近くで塚に祈りを捧げていた塚守の老人甚兵衛(左卜全)を迷惑がって去らせようとするが、老人は「ここでの殺生沙汰は、後々まで祟られるから止めろ」と忠告するのだった。

しかし、そんな言葉には耳をかさず、やくざたちは、邪魔な甚兵衛をその場で斬りつけてしまう。

その後、待ち受けた仁兵衛(玉置一恵)を斬り殺し、持っていた書状を手に入れようとしたヤクザたちであったが、その様子を小さな女の子に見られていたことに気付く、さらにその少女が書状を持っていることに気付いたヤクザたちは少女を追うが、森の中に書状を捨てた少女はどこかへ逃げてしまう。

さらに、先ほど斬ったはずの老人の姿も消えていた。

実は、少女は、塚守甚兵衛の孫娘お美代(古城門昌美)だったのだが、家に帰ってきた彼女は、瀕死の状態で戻っていた甚兵衛から、父親はとある宿に生きているから会いに行けといわれる。

仁兵衛から渡された形見のサイコロを持ち、一人歩き出したお美代だったが、後刻、書状を探していたヤクザたちも、彼女を追うことになる。

途中、少年新太(穂積ペペ)に道を尋ねたお美代だったが、その後、あやうく、ヤクザたちに捕まりそうになる。
それを救ったのが、たまたま通りかかった銀座の百太郎(本郷功次郎)だった…。

 

▼▼▼▼▼個人的なコメントはここから下です。▼▼▼▼▼

「妖怪百物語」「妖怪大戦争」に次ぐ、大映妖怪シリーズ第三弾。

前二作が妖怪を多数出演させ、そのユニークで愛嬌たっぷりのキャラクターの面白さに主眼を置いた完全な子供向け作品であったのに対し、本作は一応、子供は出てくるものの、内容は妖怪ものというよりも、大人向けの股旅ものなどに近い。

妖怪は出てくるものの、もはや愛嬌はない上に出演シーンも少なく、殺生をくり返して恥じないヤクザを懲らしめる怖い存在として描かれている。

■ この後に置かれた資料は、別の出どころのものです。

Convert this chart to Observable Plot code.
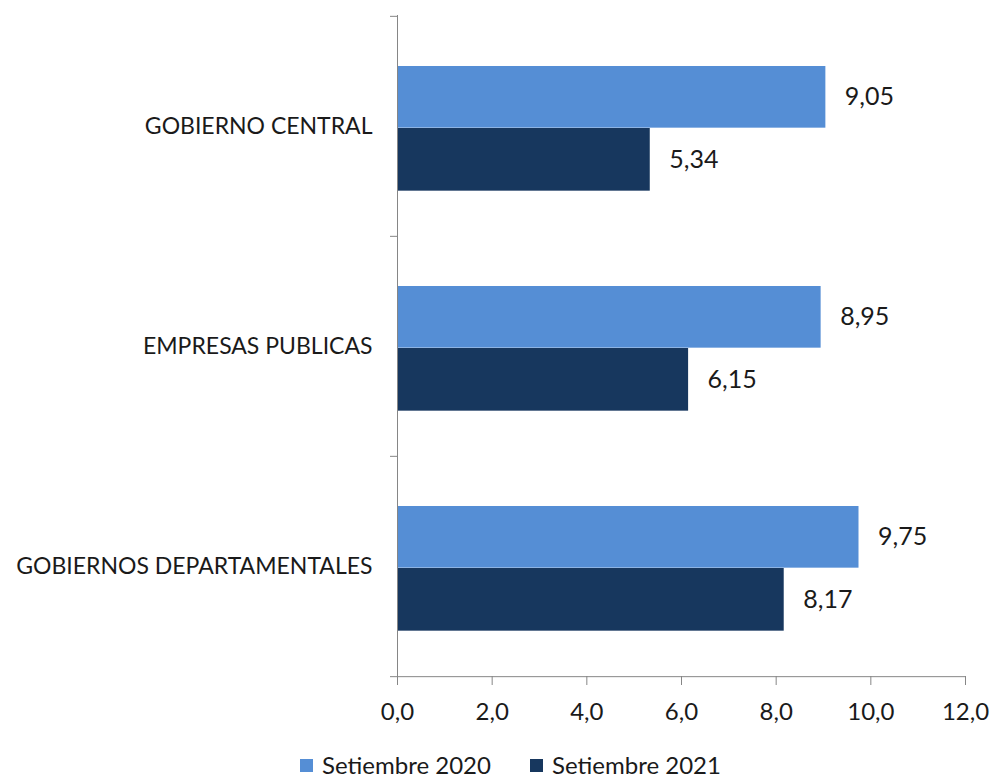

因果応報というか、「戒めを守らないとこうなるぞ!」という、どこか説教臭い感じもある。

これでは、愉快な妖怪を期待して観に来た子供には面白かろうはずもなく、結局シリーズはこの作品を持って終了する。

ひょっとすると、作り手たちは、この作品で、前二作とは趣の違った大人向けの、例えば「大魔神」シリーズのような「特撮怪奇時代劇」を目指そうとしていたのではないだろうか。

しかし、それにしては、怪奇味が子供っぽいし、特撮スペクタクル的にもさほど大きな見せ場もないこともあり、その辺が、全体的にやや中途半端な印象になった原因かも知れない。

とはいえ、後半、結局、勘蔵らに捕まってしまったお美代が、勘蔵にそそのかされて、形見のサイコロを使い丁半博打をやらされてしまう辺り、奇妙なおかしさがある。

訳も分からない設定とはいえ、幼女が壺振りを見て「丁!」とかいうのは、やはり観ていて珍妙である。

やはり、この作品が、どこか特撮時代劇として違和感を感ずるとすれば、「ヤクザ」「博打」「裏切り」など、およそ夢のない素材ばかりを取り上げているためだろう。

そこが異色といえば確かにそうなのだが、大人が観ても、イマイチ娯楽としてノリ切れない部分がある。

戸浦六宏の出演など、特撮作品には珍しい渋いキャスティングなどもあるのだが、全体としては、あまり成功しているとはいえない惜しい作品である。